Okay. Saying they “may” or “might” have the most impoverished student body is irresponsible as a journalist. This is something that is literally verifiable by researching factual information, such as the percentage of students on free or reduced lunch.


82% of Chavez students are eligible for free or reduced lunch, the Phoenix Union district average is 87%, according to High-Schools.com.


The average home price in Laveen, AZ in August 2022 was $465,000, according to Redfin.


So no, they don’t have the most impoverished student body in metropolitan Phoenix. Not even close. But it keeps going:


“The school’s enrollment is 87% Hispanic or Black.”


What does that have to do with poverty? The school has a 97% minority enrollment while the district as a whole has a 95% minority enrollment. So this implication that higher minority enrollment = more poverty is simply not true.


At the end of the day, I think too many people are worried about the decisions black athletes are making to better their futures.


This is also one of several reasons why more diversity is needed in sports journalism. If I’m in that newsroom, there is no way I encourage a writer to run that excerpt of the story.
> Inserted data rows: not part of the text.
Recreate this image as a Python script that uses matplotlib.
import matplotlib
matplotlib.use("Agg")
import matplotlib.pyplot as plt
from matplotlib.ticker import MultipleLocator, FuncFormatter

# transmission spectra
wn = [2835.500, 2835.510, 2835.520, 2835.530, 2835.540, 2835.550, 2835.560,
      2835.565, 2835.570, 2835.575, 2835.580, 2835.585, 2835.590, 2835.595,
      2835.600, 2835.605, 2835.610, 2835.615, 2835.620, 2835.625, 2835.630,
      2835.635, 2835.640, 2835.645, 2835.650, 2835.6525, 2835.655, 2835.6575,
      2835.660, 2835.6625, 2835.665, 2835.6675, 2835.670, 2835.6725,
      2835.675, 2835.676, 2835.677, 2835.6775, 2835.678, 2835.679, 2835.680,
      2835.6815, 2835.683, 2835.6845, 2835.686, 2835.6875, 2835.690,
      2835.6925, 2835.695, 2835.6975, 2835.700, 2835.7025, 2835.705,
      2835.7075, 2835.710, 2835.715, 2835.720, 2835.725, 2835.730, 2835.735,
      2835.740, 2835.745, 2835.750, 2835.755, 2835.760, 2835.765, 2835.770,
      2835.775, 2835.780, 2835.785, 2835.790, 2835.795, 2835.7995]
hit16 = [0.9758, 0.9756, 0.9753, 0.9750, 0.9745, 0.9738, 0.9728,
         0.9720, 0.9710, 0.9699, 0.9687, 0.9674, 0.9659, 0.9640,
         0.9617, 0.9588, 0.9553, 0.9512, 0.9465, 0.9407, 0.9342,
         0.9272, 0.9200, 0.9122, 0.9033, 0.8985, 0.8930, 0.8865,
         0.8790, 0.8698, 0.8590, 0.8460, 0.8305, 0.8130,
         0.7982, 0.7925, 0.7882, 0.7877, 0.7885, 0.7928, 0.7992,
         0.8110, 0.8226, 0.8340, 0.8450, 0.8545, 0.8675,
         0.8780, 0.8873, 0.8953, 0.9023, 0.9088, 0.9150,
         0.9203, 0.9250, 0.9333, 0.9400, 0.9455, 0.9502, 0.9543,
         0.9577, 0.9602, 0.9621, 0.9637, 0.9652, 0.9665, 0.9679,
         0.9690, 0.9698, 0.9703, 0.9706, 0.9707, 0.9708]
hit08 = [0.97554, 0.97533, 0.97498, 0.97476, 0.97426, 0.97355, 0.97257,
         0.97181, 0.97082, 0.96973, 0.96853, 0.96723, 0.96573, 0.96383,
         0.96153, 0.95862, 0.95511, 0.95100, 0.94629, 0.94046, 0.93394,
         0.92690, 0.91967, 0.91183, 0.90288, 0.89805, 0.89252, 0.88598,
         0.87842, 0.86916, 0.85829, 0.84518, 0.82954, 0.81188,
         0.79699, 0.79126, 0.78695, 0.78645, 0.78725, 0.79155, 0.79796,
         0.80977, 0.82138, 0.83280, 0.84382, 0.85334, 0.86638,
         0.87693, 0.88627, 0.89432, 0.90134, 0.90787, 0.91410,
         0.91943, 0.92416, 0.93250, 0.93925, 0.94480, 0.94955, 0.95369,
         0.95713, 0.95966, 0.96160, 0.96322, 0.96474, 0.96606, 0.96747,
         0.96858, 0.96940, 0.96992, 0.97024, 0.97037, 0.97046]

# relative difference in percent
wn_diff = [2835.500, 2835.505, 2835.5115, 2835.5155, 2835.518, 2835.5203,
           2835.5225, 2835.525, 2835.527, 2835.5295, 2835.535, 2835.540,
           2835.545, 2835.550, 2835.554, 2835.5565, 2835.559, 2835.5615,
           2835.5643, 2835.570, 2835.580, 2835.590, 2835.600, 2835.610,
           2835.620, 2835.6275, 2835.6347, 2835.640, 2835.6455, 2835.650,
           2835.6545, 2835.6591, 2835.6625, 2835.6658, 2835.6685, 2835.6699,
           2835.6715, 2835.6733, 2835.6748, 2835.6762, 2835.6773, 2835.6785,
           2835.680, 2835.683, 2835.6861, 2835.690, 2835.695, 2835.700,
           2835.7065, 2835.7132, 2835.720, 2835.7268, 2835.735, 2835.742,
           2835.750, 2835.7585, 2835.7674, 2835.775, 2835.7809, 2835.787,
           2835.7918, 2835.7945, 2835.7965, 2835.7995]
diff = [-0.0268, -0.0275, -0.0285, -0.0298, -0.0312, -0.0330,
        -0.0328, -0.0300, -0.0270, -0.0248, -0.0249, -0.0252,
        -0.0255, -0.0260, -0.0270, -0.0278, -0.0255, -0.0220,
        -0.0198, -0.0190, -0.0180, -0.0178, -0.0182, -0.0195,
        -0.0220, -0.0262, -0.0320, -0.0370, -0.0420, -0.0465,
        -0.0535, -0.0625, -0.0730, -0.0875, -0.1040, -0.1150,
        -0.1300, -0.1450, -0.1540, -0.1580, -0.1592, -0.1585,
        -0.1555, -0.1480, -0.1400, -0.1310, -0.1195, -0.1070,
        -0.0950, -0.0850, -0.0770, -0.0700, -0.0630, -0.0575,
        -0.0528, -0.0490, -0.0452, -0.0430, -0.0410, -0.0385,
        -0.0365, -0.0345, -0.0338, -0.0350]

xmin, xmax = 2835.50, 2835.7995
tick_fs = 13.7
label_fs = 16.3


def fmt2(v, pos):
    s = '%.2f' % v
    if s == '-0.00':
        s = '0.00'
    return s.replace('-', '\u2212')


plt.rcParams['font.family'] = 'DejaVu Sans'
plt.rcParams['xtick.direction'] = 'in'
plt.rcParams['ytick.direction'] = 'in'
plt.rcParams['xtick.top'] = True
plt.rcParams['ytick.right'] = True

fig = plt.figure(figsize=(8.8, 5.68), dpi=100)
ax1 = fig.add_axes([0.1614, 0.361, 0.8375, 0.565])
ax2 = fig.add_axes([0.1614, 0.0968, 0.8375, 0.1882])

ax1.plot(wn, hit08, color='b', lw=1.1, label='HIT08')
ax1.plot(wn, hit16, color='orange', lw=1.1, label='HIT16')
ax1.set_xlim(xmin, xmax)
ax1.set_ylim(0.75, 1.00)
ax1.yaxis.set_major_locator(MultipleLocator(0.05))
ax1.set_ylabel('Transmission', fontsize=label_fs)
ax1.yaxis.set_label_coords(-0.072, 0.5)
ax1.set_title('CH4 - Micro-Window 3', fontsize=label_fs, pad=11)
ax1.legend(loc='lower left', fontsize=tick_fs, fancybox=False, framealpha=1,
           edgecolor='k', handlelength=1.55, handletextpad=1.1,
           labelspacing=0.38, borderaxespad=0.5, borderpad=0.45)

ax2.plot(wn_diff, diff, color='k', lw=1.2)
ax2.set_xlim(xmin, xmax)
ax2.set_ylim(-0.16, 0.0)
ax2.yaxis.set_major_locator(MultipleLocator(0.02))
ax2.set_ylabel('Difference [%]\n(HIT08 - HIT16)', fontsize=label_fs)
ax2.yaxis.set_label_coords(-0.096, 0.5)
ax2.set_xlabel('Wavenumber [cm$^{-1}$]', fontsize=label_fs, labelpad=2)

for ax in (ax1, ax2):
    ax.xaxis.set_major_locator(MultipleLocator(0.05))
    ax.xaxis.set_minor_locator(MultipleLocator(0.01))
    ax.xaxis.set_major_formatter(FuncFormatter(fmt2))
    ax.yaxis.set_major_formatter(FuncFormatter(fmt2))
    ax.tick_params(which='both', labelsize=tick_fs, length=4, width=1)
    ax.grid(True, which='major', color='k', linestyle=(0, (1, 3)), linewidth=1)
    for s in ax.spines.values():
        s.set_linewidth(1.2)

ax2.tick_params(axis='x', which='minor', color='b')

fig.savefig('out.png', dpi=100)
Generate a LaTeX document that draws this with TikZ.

While it was cool to read a story that somewhat understands open enrollment in Arizona, it didn't really tell us much more than what we already know..


If players want to go out into the suburbs and play for these powerhouses, what’s the issue? Is it really any different than private schools in other states like Mater Dei and Bishop Gorman offering athletic scholarships for high school?


Hell, former Eastside Catholic four-star TE DJ Rogers lived down the street from me in Bellevue but the school gave him a full scholarship and transportation to the private school on the other side of Lake Sammamish.


If you’re in the shoes of their parents, are you really going to turn down an opportunity for your son to play at a highly-ranked school like Basha that will also prepare your son more academically for college than your neighborhood school?


We just wrapped up Week 6. Most transfers made their season debuts on Friday and the remainder make theirs this week. It’s time we look forward to great football and root for our valley players to keep getting recruited by big-time schools instead of worrying about their commutes to school every day.


Will there be any fundamental changes to open enrollment in Arizona? Probably not. Should there be? That’s the decision I’m torn on.


Even limiting open enrollment to the district that the student resides in could help limit this cross-county commuting to school that so many complain about, but that creates a new set of issues and conflict.


There’s no perfect blueprint to how Arizona high school football needs to make adjustments, but each of the last three seasons has been increasingly entertaining and the Sonoran Desert is becoming a hotbed for future college football talent.